Provided information:
>> START
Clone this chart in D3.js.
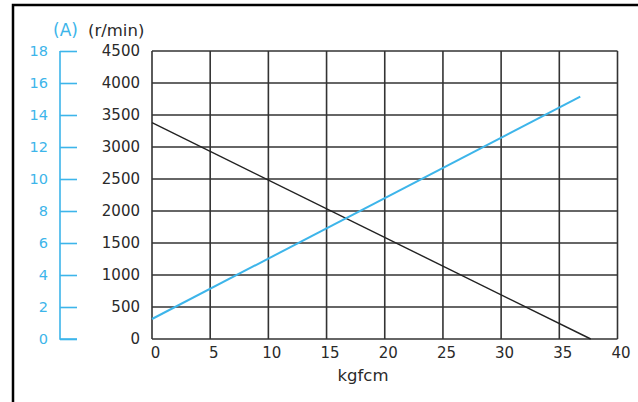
>> END
>> START
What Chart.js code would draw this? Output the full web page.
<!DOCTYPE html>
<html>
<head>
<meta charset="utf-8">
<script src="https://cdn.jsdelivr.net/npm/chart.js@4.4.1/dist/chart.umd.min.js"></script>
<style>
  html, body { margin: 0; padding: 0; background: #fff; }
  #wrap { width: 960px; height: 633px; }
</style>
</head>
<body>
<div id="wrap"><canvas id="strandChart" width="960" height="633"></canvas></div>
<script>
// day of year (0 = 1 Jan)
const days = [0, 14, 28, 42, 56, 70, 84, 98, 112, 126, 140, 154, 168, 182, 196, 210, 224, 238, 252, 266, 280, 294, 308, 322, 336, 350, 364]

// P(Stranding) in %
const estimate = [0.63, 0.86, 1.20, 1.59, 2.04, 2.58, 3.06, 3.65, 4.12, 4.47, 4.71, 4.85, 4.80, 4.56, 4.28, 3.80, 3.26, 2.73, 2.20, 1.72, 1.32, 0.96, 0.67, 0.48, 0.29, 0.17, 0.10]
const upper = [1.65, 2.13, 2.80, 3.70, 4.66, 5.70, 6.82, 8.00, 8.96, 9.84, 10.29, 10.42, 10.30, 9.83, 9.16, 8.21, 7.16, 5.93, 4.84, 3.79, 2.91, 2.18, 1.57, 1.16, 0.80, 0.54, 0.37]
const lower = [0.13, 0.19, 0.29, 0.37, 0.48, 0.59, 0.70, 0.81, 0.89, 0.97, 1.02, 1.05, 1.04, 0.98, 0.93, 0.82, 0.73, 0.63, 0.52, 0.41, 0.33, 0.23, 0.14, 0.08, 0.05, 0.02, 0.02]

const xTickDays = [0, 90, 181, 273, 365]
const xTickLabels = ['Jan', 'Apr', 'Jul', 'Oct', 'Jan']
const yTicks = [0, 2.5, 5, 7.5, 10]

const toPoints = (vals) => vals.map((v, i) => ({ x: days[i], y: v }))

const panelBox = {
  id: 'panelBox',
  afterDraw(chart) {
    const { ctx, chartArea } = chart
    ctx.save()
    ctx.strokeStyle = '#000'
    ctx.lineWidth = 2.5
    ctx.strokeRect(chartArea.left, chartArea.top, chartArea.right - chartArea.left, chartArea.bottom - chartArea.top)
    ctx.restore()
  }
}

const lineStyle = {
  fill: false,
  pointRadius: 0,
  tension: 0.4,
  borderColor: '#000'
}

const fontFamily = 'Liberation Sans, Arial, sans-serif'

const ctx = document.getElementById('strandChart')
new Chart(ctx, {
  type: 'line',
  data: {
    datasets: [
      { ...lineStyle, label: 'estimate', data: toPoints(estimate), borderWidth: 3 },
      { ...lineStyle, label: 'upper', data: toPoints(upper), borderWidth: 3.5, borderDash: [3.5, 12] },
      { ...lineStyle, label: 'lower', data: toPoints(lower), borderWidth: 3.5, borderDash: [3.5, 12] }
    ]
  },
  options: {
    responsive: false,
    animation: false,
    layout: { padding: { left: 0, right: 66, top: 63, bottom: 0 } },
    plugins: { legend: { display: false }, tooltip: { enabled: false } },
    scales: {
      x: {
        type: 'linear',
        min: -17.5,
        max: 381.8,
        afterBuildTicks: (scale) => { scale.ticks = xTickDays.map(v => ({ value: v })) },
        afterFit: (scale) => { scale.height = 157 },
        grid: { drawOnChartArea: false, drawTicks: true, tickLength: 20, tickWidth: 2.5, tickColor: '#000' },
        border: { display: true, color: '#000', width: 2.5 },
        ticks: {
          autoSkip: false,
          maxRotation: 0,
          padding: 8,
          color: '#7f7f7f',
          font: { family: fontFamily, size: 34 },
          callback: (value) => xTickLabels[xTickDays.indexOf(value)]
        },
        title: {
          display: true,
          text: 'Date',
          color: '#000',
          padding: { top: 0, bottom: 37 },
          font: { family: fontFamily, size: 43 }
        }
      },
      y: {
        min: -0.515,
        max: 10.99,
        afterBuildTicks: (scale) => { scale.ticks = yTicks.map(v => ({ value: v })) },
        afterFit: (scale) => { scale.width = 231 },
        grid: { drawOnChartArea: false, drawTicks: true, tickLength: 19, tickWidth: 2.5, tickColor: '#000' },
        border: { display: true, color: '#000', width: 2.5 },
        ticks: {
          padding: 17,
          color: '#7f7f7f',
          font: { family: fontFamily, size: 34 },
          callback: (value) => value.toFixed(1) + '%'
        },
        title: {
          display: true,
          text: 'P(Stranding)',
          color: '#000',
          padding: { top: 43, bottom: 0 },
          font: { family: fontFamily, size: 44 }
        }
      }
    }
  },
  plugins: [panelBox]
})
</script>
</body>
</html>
>> END
>> START
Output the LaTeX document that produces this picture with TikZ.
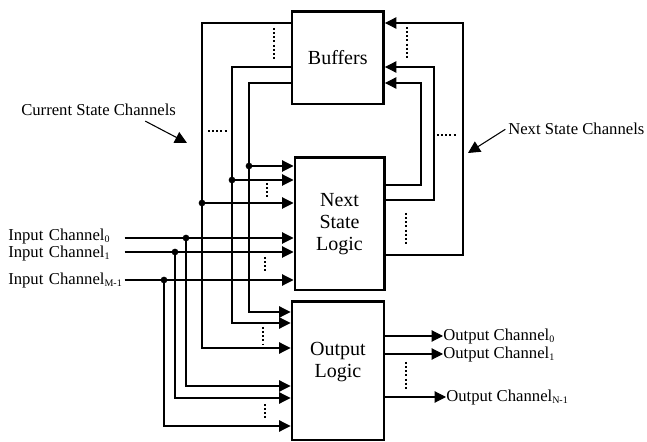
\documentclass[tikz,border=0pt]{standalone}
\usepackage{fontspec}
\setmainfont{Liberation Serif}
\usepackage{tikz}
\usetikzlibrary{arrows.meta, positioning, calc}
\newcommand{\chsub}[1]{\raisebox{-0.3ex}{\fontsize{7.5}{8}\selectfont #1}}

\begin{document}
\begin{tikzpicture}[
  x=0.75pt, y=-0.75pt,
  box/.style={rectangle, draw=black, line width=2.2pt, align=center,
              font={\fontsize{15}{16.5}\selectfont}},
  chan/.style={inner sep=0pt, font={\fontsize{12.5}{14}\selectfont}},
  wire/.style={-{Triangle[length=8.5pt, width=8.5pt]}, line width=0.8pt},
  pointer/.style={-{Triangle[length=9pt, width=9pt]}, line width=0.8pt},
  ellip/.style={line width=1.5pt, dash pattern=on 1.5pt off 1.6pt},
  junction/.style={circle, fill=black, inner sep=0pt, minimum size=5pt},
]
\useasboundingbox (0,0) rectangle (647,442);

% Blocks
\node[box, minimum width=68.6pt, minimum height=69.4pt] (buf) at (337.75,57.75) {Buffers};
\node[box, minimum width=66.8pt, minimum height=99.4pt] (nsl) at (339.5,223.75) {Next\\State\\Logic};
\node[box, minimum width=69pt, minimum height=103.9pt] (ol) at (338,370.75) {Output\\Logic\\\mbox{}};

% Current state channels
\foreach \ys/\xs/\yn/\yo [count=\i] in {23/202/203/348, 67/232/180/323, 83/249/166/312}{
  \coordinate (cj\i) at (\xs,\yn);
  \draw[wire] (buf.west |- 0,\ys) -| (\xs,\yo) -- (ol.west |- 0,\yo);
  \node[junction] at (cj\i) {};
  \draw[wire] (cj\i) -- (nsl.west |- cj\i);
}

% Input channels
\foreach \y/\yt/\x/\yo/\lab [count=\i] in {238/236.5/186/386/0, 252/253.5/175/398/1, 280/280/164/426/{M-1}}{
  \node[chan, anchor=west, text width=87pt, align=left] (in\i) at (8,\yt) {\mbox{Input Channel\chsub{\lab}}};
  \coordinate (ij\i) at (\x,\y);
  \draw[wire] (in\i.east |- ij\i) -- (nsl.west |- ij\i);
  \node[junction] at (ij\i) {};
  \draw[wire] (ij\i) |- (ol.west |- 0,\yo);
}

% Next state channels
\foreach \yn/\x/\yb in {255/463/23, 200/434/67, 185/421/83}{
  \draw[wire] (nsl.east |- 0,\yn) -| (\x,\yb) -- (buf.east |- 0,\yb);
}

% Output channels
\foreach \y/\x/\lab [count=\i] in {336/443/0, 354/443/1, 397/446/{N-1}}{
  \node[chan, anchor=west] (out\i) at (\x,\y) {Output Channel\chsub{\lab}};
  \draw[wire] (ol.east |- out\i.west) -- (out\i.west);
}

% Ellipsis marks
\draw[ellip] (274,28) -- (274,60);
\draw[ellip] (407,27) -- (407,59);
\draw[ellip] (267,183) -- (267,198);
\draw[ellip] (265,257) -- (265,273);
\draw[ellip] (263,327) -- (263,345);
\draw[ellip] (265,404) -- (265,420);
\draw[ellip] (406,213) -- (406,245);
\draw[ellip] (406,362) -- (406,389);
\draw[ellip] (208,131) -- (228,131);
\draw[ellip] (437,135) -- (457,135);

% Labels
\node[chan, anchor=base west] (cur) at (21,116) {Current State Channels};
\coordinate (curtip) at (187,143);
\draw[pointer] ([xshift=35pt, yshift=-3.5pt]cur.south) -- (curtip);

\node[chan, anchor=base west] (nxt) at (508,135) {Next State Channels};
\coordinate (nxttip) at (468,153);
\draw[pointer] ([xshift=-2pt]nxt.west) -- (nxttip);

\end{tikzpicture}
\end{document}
>> END
Objective: Look above for the line containing "What Chart.js code". Output from there through the line containing "const fontFamily = 'Liberation", exactly and inclusively.

Final result:
What Chart.js code would draw this? Output the full web page.
<!DOCTYPE html>
<html>
<head>
<meta charset="utf-8">
<script src="https://cdn.jsdelivr.net/npm/chart.js@4.4.1/dist/chart.umd.min.js"></script>
<style>
  html, body { margin: 0; padding: 0; background: #fff; }
  #wrap { width: 960px; height: 633px; }
</style>
</head>
<body>
<div id="wrap"><canvas id="strandChart" width="960" height="633"></canvas></div>
<script>
// day of year (0 = 1 Jan)
const days = [0, 14, 28, 42, 56, 70, 84, 98, 112, 126, 140, 154, 168, 182, 196, 210, 224, 238, 252, 266, 280, 294, 308, 322, 336, 350, 364]

// P(Stranding) in %
const estimate = [0.63, 0.86, 1.20, 1.59, 2.04, 2.58, 3.06, 3.65, 4.12, 4.47, 4.71, 4.85, 4.80, 4.56, 4.28, 3.80, 3.26, 2.73, 2.20, 1.72, 1.32, 0.96, 0.67, 0.48, 0.29, 0.17, 0.10]
const upper = [1.65, 2.13, 2.80, 3.70, 4.66, 5.70, 6.82, 8.00, 8.96, 9.84, 10.29, 10.42, 10.30, 9.83, 9.16, 8.21, 7.16, 5.93, 4.84, 3.79, 2.91, 2.18, 1.57, 1.16, 0.80, 0.54, 0.37]
const lower = [0.13, 0.19, 0.29, 0.37, 0.48, 0.59, 0.70, 0.81, 0.89, 0.97, 1.02, 1.05, 1.04, 0.98, 0.93, 0.82, 0.73, 0.63, 0.52, 0.41, 0.33, 0.23, 0.14, 0.08, 0.05, 0.02, 0.02]

const xTickDays = [0, 90, 181, 273, 365]
const xTickLabels = ['Jan', 'Apr', 'Jul', 'Oct', 'Jan']
const yTicks = [0, 2.5, 5, 7.5, 10]

const toPoints = (vals) => vals.map((v, i) => ({ x: days[i], y: v }))

const panelBox = {
  id: 'panelBox',
  afterDraw(chart) {
    const { ctx, chartArea } = chart
    ctx.save()
    ctx.strokeStyle = '#000'
    ctx.lineWidth = 2.5
    ctx.strokeRect(chartArea.left, chartArea.top, chartArea.right - chartArea.left, chartArea.bottom - chartArea.top)
    ctx.restore()
  }
}

const lineStyle = {
  fill: false,
  pointRadius: 0,
  tension: 0.4,
  borderColor: '#000'
}

const fontFamily = 'Liberation Sans, Arial, sans-serif'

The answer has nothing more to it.